#### [Exercise goal]
Write out the material exactly. Do not include the pictures.

**** Recorded data

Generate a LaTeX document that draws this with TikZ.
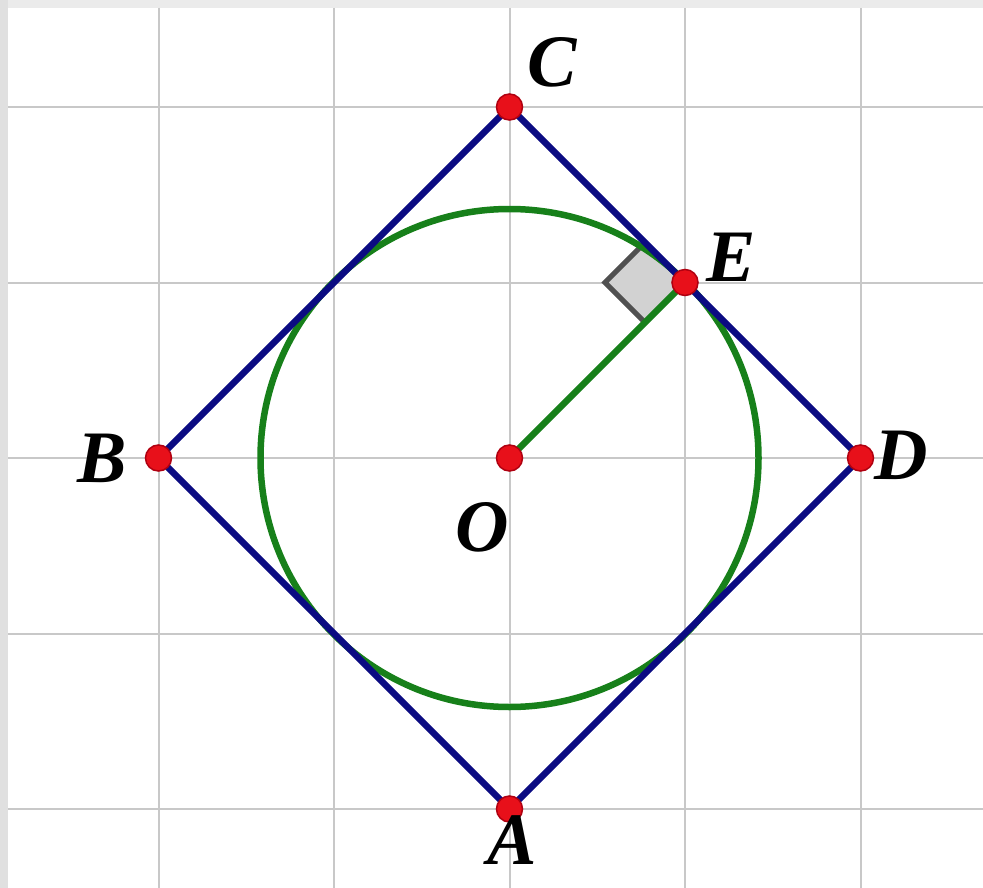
\documentclass[tikz,border=0pt]{standalone}
\usepackage{fontspec}
\usetikzlibrary{calc}
\setmainfont{Liberation Serif}
\definecolor{gridgray}{HTML}{C8C8C8}
\definecolor{navyline}{HTML}{0B0B82}
\definecolor{circgreen}{HTML}{17801A}
\definecolor{dotred}{HTML}{E8101A}
\definecolor{dotedge}{HTML}{B00010}
\definecolor{markfill}{HTML}{D2D2D2}
\definecolor{markedge}{HTML}{505050}
\tikzset{
  gridline/.style={draw=gridgray, line width=2pt},
  sqline/.style={draw=navyline, line width=6.5pt, line join=miter},
  greenline/.style={draw=circgreen, line width=6.5pt},
  ptdot/.style={circle, fill=dotred, draw=dotedge, line width=1.5pt, minimum size=26pt, inner sep=0pt},
  lbl/.style={font=\fontsize{74}{74}\selectfont\bfseries\itshape, inner sep=0pt, text=black}
}
\begin{document}
\begin{tikzpicture}[x=1pt,y=-1pt]
\useasboundingbox (0,0) rectangle (983,888);
\fill[white] (0,0) rectangle (983,888);
\fill[black!12] (0,0) rectangle (8,888);
\fill[black!8] (8,0) rectangle (983,8);
% grid
\foreach \gx in {158.5,334,509.5,685,860.5} \draw[gridline] (\gx,8) -- (\gx,888);
\foreach \gy in {107,282.5,458,633.5,809} \draw[gridline] (8,\gy) -- (983,\gy);
% points
\coordinate (C) at (509.5,107);
\coordinate (D) at (860.5,458);
\coordinate (A) at (509.5,809);
\coordinate (B) at (158.5,458);
\coordinate (O) at (509.5,458);
\coordinate (E) at (685,282.5);
% right angle marker
\coordinate (M1) at ($(E)+(-40,-40)$);
\coordinate (M2) at ($(E)+(-80,0)$);
\coordinate (M3) at ($(E)+(-40,40)$);
\fill[markfill] (E) -- (M1) -- (M2) -- (M3) -- cycle;
\draw[markedge, line width=5pt] (M1) -- (M2) -- (M3);
% circle and radius
\draw[greenline] (O) circle[radius=249];
\draw[greenline] (O) -- (E);
% square
\draw[sqline] (A) -- (B) -- (C) -- (D) -- cycle;
% dots
\foreach \p in {A,B,C,D,E,O} \node[ptdot] (dot\p) at (\p) {};
% labels
\node[lbl] (lC) at (552,62) {C};
\node[lbl] (lE) at (731,257) {E};
\node[lbl] (lD) at (901,455) {D};
\node[lbl] (lB) at (102,458) {B};
\node[lbl] (lO) at (482,527) {O};
\node[lbl] (lA) at (512,840) {A};
\end{tikzpicture}
\end{document}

********

#### [Complete output]
Generate a LaTeX document that draws this with TikZ.
\documentclass[tikz,border=0pt]{standalone}
\usepackage{fontspec}
\usetikzlibrary{calc}
\setmainfont{Liberation Serif}
\definecolor{gridgray}{HTML}{C8C8C8}
\definecolor{navyline}{HTML}{0B0B82}
\definecolor{circgreen}{HTML}{17801A}
\definecolor{dotred}{HTML}{E8101A}
\definecolor{dotedge}{HTML}{B00010}
\definecolor{markfill}{HTML}{D2D2D2}
\definecolor{markedge}{HTML}{505050}
\tikzset{
  gridline/.style={draw=gridgray, line width=2pt},
  sqline/.style={draw=navyline, line width=6.5pt, line join=miter},
  greenline/.style={draw=circgreen, line width=6.5pt},
  ptdot/.style={circle, fill=dotred, draw=dotedge, line width=1.5pt, minimum size=26pt, inner sep=0pt},
  lbl/.style={font=\fontsize{74}{74}\selectfont\bfseries\itshape, inner sep=0pt, text=black}
}
\begin{document}
\begin{tikzpicture}[x=1pt,y=-1pt]
\useasboundingbox (0,0) rectangle (983,888);
\fill[white] (0,0) rectangle (983,888);
\fill[black!12] (0,0) rectangle (8,888);
\fill[black!8] (8,0) rectangle (983,8);
% grid
\foreach \gx in {158.5,334,509.5,685,860.5} \draw[gridline] (\gx,8) -- (\gx,888);
\foreach \gy in {107,282.5,458,633.5,809} \draw[gridline] (8,\gy) -- (983,\gy);
% points
\coordinate (C) at (509.5,107);
\coordinate (D) at (860.5,458);
\coordinate (A) at (509.5,809);
\coordinate (B) at (158.5,458);
\coordinate (O) at (509.5,458);
\coordinate (E) at (685,282.5);
% right angle marker
\coordinate (M1) at ($(E)+(-40,-40)$);
\coordinate (M2) at ($(E)+(-80,0)$);
\coordinate (M3) at ($(E)+(-40,40)$);
\fill[markfill] (E) -- (M1) -- (M2) -- (M3) -- cycle;
\draw[markedge, line width=5pt] (M1) -- (M2) -- (M3);
% circle and radius
\draw[greenline] (O) circle[radius=249];
\draw[greenline] (O) -- (E);
% square
\draw[sqline] (A) -- (B) -- (C) -- (D) -- cycle;
% dots
\foreach \p in {A,B,C,D,E,O} \node[ptdot] (dot\p) at (\p) {};
% labels
\node[lbl] (lC) at (552,62) {C};
\node[lbl] (lE) at (731,257) {E};
\node[lbl] (lD) at (901,455) {D};
\node[lbl] (lB) at (102,458) {B};
\node[lbl] (lO) at (482,527) {O};
\node[lbl] (lA) at (512,840) {A};
\end{tikzpicture}
\end{document}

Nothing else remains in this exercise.